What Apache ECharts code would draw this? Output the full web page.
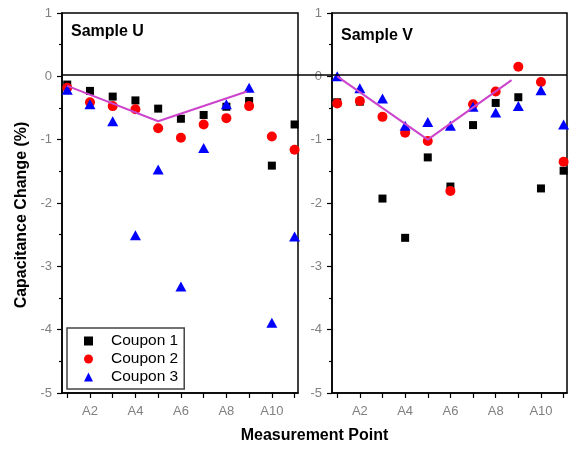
==
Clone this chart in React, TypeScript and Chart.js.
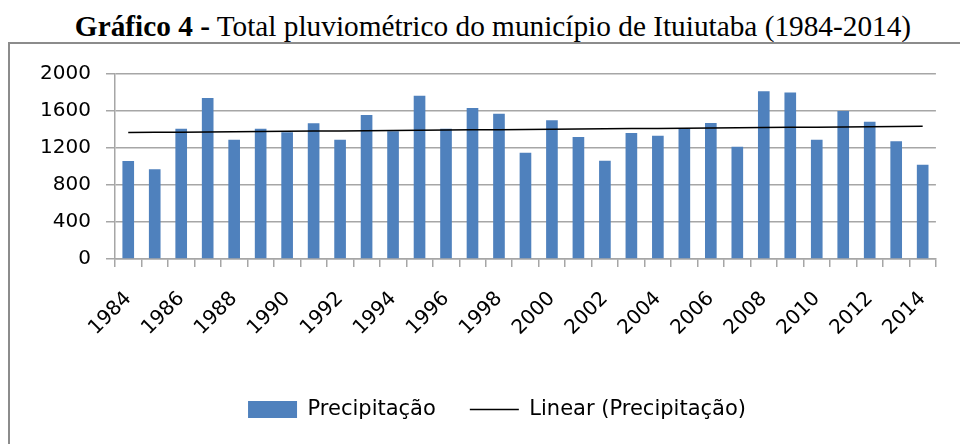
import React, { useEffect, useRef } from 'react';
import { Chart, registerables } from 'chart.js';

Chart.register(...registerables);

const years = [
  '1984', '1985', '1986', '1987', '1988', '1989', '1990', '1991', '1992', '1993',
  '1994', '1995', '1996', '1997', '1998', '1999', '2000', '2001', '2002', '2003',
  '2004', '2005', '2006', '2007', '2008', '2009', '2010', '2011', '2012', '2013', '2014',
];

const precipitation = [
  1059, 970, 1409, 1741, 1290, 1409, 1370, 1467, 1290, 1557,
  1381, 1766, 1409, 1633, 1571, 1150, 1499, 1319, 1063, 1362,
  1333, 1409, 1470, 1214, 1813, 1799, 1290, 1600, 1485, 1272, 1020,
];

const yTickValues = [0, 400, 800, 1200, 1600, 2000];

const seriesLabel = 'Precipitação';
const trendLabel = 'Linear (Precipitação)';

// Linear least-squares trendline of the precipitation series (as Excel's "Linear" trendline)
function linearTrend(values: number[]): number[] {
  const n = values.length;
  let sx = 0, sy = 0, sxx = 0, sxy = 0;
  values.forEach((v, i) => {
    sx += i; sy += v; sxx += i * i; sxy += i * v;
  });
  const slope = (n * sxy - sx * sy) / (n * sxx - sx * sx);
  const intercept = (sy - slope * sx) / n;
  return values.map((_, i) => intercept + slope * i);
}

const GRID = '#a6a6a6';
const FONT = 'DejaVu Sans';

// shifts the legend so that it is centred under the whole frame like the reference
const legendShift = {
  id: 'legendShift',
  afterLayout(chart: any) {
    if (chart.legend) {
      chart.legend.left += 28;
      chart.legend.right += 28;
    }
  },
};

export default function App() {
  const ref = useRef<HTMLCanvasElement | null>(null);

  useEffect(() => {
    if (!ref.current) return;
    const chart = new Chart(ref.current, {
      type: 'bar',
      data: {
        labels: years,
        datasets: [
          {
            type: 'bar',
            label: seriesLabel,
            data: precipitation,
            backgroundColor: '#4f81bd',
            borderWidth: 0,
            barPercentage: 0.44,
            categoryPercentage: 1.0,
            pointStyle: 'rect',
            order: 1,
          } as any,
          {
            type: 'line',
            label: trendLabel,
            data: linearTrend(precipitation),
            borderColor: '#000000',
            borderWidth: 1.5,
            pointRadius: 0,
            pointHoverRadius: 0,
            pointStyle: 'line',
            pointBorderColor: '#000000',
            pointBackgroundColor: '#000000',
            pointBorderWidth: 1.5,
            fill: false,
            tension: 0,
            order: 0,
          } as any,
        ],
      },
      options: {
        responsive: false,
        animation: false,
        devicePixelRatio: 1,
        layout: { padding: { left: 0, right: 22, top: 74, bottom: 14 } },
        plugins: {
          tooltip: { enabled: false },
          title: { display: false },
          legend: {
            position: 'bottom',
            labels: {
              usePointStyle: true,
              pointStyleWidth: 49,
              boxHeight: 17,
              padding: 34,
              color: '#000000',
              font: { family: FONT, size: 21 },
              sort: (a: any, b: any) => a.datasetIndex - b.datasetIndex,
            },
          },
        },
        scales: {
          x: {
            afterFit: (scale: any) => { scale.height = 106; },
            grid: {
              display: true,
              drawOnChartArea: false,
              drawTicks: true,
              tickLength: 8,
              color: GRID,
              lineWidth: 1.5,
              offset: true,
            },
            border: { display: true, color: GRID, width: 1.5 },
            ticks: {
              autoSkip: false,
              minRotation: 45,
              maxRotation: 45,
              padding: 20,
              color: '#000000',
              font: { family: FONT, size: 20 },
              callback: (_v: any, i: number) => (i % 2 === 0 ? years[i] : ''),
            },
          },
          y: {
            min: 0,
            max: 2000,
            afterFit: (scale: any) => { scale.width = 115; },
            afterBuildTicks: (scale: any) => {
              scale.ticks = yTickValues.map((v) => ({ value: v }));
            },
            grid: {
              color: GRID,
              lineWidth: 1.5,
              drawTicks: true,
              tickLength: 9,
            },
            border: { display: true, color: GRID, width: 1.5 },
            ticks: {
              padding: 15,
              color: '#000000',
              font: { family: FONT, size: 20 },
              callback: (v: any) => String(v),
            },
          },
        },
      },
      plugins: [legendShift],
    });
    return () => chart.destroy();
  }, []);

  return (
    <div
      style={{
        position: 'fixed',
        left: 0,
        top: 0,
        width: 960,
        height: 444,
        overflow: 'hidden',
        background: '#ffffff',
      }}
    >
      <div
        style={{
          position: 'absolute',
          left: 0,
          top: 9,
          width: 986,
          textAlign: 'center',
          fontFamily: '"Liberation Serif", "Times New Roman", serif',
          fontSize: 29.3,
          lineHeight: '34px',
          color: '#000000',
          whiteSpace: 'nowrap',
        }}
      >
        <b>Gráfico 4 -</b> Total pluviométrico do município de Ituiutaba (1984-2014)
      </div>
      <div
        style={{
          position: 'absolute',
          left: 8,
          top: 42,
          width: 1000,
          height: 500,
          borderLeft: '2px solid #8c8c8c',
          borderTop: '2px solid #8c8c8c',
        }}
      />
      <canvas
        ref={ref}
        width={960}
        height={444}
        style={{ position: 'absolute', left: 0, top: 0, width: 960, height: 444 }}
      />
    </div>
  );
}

Exercise goal ::
From the records above, give again only the part that opens with the line containing "Clone this chart" and closes with the line containing "const ref = useRef<HTMLCanvasElement". Keep both ends but drop the pictures.

The answer ::
Clone this chart in React, TypeScript and Chart.js.
import React, { useEffect, useRef } from 'react';
import { Chart, registerables } from 'chart.js';

Chart.register(...registerables);

const years = [
  '1984', '1985', '1986', '1987', '1988', '1989', '1990', '1991', '1992', '1993',
  '1994', '1995', '1996', '1997', '1998', '1999', '2000', '2001', '2002', '2003',
  '2004', '2005', '2006', '2007', '2008', '2009', '2010', '2011', '2012', '2013', '2014',
];

const precipitation = [
  1059, 970, 1409, 1741, 1290, 1409, 1370, 1467, 1290, 1557,
  1381, 1766, 1409, 1633, 1571, 1150, 1499, 1319, 1063, 1362,
  1333, 1409, 1470, 1214, 1813, 1799, 1290, 1600, 1485, 1272, 1020,
];

const yTickValues = [0, 400, 800, 1200, 1600, 2000];

const seriesLabel = 'Precipitação';
const trendLabel = 'Linear (Precipitação)';

// Linear least-squares trendline of the precipitation series (as Excel's "Linear" trendline)
function linearTrend(values: number[]): number[] {
  const n = values.length;
  let sx = 0, sy = 0, sxx = 0, sxy = 0;
  values.forEach((v, i) => {
    sx += i; sy += v; sxx += i * i; sxy += i * v;
  });
  const slope = (n * sxy - sx * sy) / (n * sxx - sx * sx);
  const intercept = (sy - slope * sx) / n;
  return values.map((_, i) => intercept + slope * i);
}

const GRID = '#a6a6a6';
const FONT = 'DejaVu Sans';

// shifts the legend so that it is centred under the whole frame like the reference
const legendShift = {
  id: 'legendShift',
  afterLayout(chart: any) {
    if (chart.legend) {
      chart.legend.left += 28;
      chart.legend.right += 28;
    }
  },
};

export default function App() {
  const ref = useRef<HTMLCanvasElement | null>(null);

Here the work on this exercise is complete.